Mr. Elderson emphasized that the climate and nature crises significantly impact the economy and financial systems, making international cooperation essential. The Network for Greening the Financial System (NGFS) remains a key forum for sharing best practices, knowledge, and advancing supervisory efforts.

He noted that nature underpins economic activity, with estimates indicating that up to half of the world’s GDP depends on biodiversity and ecosystem services. In the euro area, nearly 75% of bank lending supports firms dependent on ecosystem services. Degradation of nature, driven by human activity, is depleting resources at a rapid rate and impeding climate mitigation and adaptation efforts.

Examples of national actions include Brazil’s central bank drafting a risk document in 2021, Hungary’s project with the OECD on biodiversity risks, and Switzerland’s new circular on climate and nature-related financial risks. The upcoming NGFS guide will offer practical recommendations on metrics, data, scenario analysis, and stress testing for nature-related risks.

The ECB has been proactive, with nearly 75% of banks now assessing nature-related risks quantitatively, though further integration into risk management is needed. The ECB collaborates with academic experts to better understand risks, such as water scarcity, which could threaten up to 24% of euro area economic output.

Research from other institutions shows how ecosystem disruptions can influence inflation, real estate, and credit risks. For example, environmental degradation in Spain’s Mar Menor has caused over €4 billion in real estate losses, and a McKinsey stress test indicates that orderly transitions could significantly reduce credit risks in African banking systems.

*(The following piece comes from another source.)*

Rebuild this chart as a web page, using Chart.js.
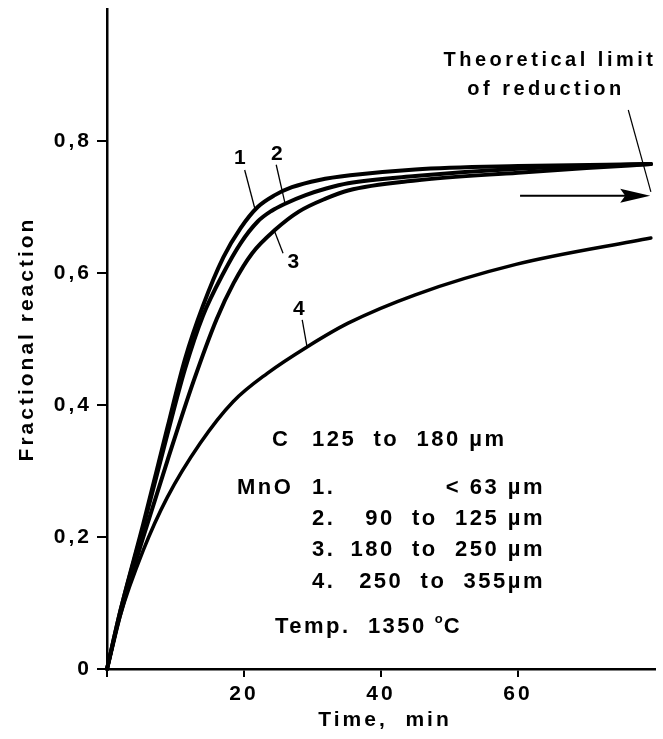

Mr. Elderson stressed that the effects of nature loss are extensive, with 80% of arable land affected globally and food productivity expected to decline by 12% by 2040, raising prices by up to 30%. The IPBES report warns that biodiversity loss is a major threat to businesses and economic stability.

He called for continued collaboration among central banks, supervisors, banks, and researchers, emphasizing NGFS as the platform to develop a comprehensive toolkit for managing nature-related risks. The message was clear: inaction is never neutral, and proactive measures are essential to safeguard financial resilience amid the ongoing nature crisis.

Thank you for your attention and participation in this critical discussion.